- **REQUEST**
Select the lines of the records containing the word "diagram" and list them.

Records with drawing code

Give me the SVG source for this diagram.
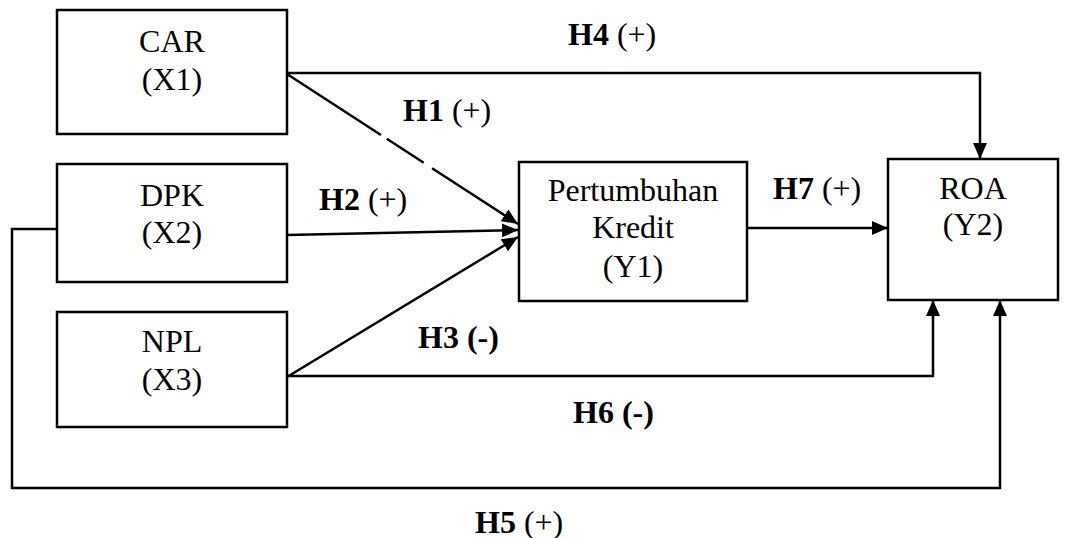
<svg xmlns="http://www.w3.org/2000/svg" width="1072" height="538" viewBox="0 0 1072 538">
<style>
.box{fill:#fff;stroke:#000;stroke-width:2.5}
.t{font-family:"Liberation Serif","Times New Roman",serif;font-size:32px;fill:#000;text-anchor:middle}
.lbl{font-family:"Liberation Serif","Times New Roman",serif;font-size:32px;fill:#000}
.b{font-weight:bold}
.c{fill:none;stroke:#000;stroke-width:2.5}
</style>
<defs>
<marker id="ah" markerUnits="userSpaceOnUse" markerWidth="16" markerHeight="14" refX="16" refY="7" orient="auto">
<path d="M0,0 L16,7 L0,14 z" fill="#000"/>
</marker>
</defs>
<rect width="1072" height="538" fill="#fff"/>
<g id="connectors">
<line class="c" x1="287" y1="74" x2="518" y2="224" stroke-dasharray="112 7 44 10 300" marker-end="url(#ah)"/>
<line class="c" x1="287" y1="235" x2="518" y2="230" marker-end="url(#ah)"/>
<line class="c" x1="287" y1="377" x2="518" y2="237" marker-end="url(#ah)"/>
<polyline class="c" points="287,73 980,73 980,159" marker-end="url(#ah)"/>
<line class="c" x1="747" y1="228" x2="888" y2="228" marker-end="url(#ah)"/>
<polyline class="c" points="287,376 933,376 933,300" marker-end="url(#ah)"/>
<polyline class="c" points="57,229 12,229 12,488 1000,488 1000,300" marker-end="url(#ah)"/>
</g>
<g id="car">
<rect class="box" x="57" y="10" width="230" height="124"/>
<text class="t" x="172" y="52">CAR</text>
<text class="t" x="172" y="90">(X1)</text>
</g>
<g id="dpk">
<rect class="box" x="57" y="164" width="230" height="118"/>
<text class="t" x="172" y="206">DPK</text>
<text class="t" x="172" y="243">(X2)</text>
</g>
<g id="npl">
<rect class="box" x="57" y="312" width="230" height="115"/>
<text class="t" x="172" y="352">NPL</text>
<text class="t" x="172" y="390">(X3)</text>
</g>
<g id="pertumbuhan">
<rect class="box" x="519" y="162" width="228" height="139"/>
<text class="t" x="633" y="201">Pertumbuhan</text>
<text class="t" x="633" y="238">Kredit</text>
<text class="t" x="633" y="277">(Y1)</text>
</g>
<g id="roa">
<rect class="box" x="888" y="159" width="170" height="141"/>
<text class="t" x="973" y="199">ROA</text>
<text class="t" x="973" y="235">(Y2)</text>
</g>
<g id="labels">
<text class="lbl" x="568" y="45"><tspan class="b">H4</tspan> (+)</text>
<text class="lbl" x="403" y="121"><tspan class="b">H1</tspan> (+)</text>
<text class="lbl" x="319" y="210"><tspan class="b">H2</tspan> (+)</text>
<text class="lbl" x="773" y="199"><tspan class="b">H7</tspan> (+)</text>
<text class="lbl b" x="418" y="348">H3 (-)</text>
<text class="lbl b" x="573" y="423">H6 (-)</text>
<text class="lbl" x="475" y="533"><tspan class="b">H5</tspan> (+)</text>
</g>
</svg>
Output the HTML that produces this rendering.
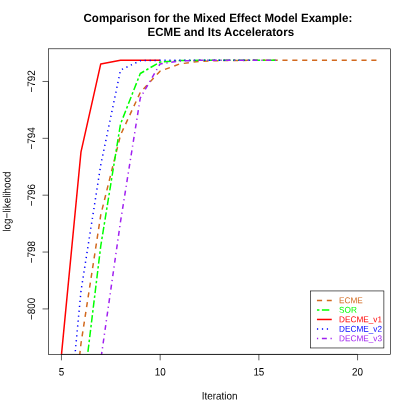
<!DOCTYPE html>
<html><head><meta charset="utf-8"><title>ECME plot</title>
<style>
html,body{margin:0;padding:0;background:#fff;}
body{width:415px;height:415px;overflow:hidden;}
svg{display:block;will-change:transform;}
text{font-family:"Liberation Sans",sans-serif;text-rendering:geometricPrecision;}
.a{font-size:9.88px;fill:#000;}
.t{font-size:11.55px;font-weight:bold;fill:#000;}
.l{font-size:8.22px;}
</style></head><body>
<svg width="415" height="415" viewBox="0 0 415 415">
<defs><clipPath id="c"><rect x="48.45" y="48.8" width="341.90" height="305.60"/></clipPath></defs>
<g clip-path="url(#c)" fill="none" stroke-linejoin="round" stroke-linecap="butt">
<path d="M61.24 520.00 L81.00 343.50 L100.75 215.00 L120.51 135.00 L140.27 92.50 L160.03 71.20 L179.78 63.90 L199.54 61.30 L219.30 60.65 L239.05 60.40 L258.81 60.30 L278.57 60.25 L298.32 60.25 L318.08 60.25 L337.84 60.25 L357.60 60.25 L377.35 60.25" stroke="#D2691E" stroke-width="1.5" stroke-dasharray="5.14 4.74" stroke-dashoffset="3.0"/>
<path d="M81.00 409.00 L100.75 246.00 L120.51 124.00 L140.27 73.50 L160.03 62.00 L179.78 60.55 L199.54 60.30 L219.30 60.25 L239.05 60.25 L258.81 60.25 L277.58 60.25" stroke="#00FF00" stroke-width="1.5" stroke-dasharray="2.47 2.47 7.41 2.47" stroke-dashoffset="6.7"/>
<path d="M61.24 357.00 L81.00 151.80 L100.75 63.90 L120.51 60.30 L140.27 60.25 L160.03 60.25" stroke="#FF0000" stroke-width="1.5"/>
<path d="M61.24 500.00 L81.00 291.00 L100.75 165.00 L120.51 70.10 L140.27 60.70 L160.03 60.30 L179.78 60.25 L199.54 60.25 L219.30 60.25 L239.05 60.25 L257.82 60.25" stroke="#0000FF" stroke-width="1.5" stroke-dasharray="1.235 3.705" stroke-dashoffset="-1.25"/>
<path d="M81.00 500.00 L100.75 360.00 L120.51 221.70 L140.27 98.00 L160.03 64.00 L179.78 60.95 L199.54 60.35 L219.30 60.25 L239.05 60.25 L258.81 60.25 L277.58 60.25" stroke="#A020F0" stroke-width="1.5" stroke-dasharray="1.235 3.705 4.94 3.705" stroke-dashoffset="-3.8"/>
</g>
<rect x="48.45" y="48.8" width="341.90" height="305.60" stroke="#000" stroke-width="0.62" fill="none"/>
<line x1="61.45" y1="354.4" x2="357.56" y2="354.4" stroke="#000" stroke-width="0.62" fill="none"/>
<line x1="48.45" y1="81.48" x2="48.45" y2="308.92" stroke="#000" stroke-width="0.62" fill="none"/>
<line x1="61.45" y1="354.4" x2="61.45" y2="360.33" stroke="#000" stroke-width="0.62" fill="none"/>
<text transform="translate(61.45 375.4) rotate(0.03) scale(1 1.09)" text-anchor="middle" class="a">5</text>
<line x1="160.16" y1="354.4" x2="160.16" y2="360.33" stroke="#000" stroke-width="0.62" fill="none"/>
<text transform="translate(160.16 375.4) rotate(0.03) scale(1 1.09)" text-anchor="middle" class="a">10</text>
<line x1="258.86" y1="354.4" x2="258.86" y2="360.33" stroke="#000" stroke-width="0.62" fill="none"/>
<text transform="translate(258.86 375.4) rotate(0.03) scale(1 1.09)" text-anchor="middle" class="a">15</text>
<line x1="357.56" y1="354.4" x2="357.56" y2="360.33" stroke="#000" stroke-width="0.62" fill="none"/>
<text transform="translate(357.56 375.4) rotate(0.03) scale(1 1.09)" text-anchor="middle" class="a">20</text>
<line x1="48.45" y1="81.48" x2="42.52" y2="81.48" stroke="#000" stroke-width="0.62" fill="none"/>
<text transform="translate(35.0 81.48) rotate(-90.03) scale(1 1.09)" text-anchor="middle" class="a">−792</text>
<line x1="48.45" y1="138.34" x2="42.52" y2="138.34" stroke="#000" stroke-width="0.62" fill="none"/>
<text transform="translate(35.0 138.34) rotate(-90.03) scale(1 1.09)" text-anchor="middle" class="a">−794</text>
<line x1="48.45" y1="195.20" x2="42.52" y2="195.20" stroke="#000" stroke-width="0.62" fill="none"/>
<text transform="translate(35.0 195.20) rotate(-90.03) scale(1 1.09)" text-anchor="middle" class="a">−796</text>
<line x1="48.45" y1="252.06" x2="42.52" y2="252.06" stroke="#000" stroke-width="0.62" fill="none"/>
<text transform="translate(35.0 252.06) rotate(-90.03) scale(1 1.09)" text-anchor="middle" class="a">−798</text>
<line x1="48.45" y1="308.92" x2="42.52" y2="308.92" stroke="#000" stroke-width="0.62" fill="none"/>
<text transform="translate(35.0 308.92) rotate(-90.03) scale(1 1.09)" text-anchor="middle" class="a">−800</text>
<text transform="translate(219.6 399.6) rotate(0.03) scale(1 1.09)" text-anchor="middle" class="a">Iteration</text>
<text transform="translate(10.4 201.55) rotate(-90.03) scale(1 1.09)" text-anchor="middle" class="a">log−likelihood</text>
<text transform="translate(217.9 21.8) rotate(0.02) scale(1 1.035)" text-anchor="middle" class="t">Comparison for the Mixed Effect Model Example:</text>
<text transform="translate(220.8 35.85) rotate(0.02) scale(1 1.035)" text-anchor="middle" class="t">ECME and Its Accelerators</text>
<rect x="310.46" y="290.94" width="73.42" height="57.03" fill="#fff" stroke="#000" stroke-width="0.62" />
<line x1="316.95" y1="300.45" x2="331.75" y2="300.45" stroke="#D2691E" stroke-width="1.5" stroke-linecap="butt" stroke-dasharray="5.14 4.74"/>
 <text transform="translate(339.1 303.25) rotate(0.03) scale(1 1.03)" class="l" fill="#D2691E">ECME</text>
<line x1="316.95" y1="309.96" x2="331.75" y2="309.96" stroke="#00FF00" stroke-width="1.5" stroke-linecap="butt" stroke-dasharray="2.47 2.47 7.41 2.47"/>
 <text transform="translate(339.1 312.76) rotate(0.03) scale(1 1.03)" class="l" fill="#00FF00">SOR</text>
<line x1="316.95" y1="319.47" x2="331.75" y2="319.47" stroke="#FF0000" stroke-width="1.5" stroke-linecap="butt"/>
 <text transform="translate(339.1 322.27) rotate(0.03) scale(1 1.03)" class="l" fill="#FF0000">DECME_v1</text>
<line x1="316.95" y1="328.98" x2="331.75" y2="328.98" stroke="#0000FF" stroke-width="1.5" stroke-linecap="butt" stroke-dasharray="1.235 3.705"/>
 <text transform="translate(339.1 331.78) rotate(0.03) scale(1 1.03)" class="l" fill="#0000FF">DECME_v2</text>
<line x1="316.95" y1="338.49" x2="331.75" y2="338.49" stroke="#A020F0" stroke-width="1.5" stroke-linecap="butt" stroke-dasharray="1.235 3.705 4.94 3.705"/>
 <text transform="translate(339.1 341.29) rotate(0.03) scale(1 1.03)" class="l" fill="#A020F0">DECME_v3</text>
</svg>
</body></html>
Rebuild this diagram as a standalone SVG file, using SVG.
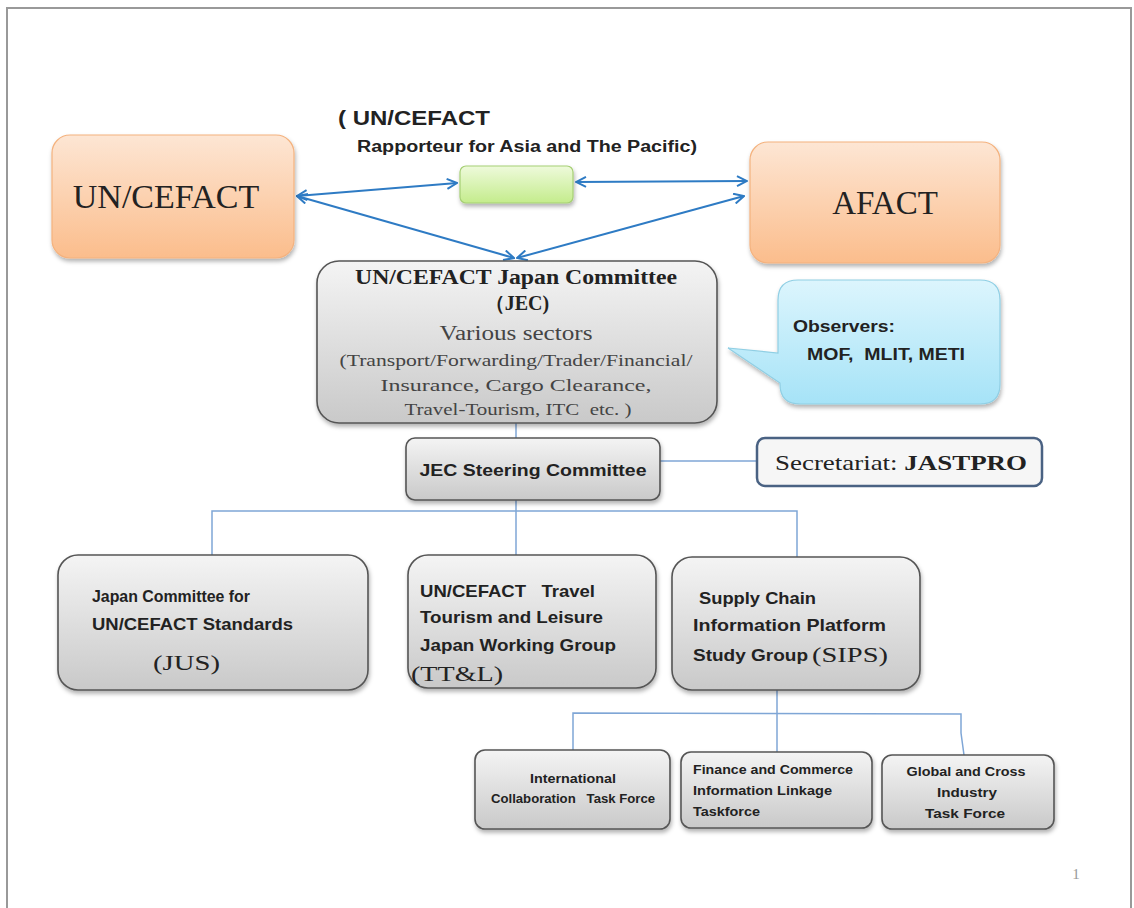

- **ANSWER FOR THE TASK**
Give me the SVG source for this diagram.
Rebuild this diagram as a standalone SVG file, using SVG.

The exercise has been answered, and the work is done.